Partiamo dal fondo: faccio mie le parole di Leo Turrini, con il quale ho passato un venerdì sera imolese a parlare di Chris Amon (pilota generoso ma che non vinse mai una gara in carriera) e dintorni: “La Mercedes ha sbagliato il progetto della vettura, e non può caricare sopra la macchina molti cavalli”. Spiegazione logica di una situazione che ha messo una tonnellata di pepe sul Mondiale di Formula 1 2022, figlio di un 2021 già di per sé spettacolare ed equilibrato. Il tracollo della casa tedesca in questo inizio di stagione certificato a Imola, nel GP del Made in Italy e dell'Emilia-Romagna, su una pista su cui Lewis Hamilton fino al 2020 non aveva mai potuto correre, consacra ulteriore spazio ai concorrenti: dopo quattro gare si può dire che la faccenda titolo sarà cosa di Red Bull e Ferrari. 

Il pubblico ferrarista in trepidazione alla Rivazza (foto Stefano Ravaglia)

Con due ritiri in tre gare, un pubblico appassionato nonostante la pioggia (e una tonnellata di fango) e la Rivazza feudo ferrarista anche sotto le intemperie, Verstappen aveva di che temere.
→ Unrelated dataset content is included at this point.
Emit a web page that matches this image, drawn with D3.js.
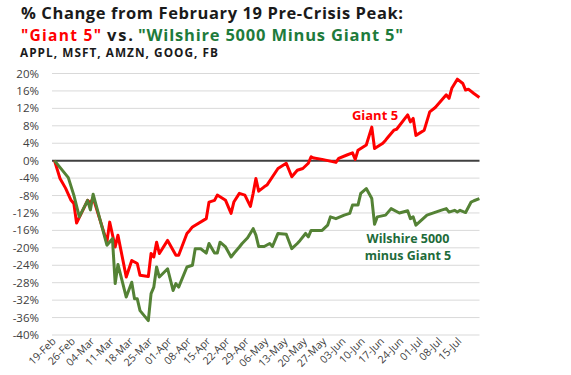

E invece ha tirato fuori qualcosa in più: sprint race, pole e vittoria, raccogliendo 34 punti totali nel week-end contro i 15 del monegasco. Leclerc ha tenuto fede alla sua indole: dopo una partenza sbagliata, la sua corsa è stata tutta in affanno, situazione che però può contribuire a tirar fuori il meglio del cocco di Maranello. 

E infatti, con Max che faceva gara a sé, Leclerc si è dovuto arrabattare per stare attaccato al trenino Red Bull, fin quando, dopo la giostra dei pit-stop che ha dato spazio alle gomme rosse, si è lanciato all'inseguimento di Perez puntando il secondo posto. La variante alta, intitolata a Gresini, lo ha tradito: l'irruenza di salire sul cordolo in entrata, così come accaduto a Monaco lo scorso anno e in Arabia Saudita quest'anno, ha portato il diffusore contro il rialzo del cordolo stesso. Col risultato di finire fuori pista e col musetto danneggiato. Le ultime tre unghiate su Magnussen, Vettel e Tsunoda hanno certificato la sua tempra e messo una pezza al danno, facendolo chiudere al sesto posto. 

Ma diciamoci la verità, questo “fallimento” imolese potrebbe essere una virtù: non nascondiamoci sul fatto che a Maranello, perlomeno per quanto riguarda la parte del tifo e della comunicazione, non certo da parte di Binotto e dei suoi, si volava un bel po' alto dopo due vittorie in tre gare. Una ventina di tappe al termine sono tantissime, e per quanto le performance della rossa siano certificate, se alziamo gli occhi vediamo una montagna molto alta da scalare da qui ad Abu Dhabi, ultima stazione il prossimo 20 novembre. 

E gli altri? Sainz, una furia in sprint race, con 6 posizioni recuperate nei 21 giri previsti, ha visto la sua gara spegnersi dopo pochi metri. Detto della differenza di prestazione tra Russell ed Hamilton, c'è un Bottas che se la ride con la sua Alfa Romeo: il ritorno ai vertici della casa di Arese, unito alle prestazioni della Haas, le due squadre che chiudevano il gruppo lo scorso anno, ha per forza alzato il livello della contesa. E a Imola è resuscitata pure la McLaren: ci chiedevamo dove fosse finito il Norris che ci aveva meravigliato l'anno passato. Insomma, il pubblico ferrarista sciama dall'Autodromo intitolato a Enzo e Dino Ferrari dolendosi il mento dopo il gancio ricevuto: tra due settimane a Miami, pista novità del circus di quest'anno, capiremo se il dolore sarà stato del tutto assorbito.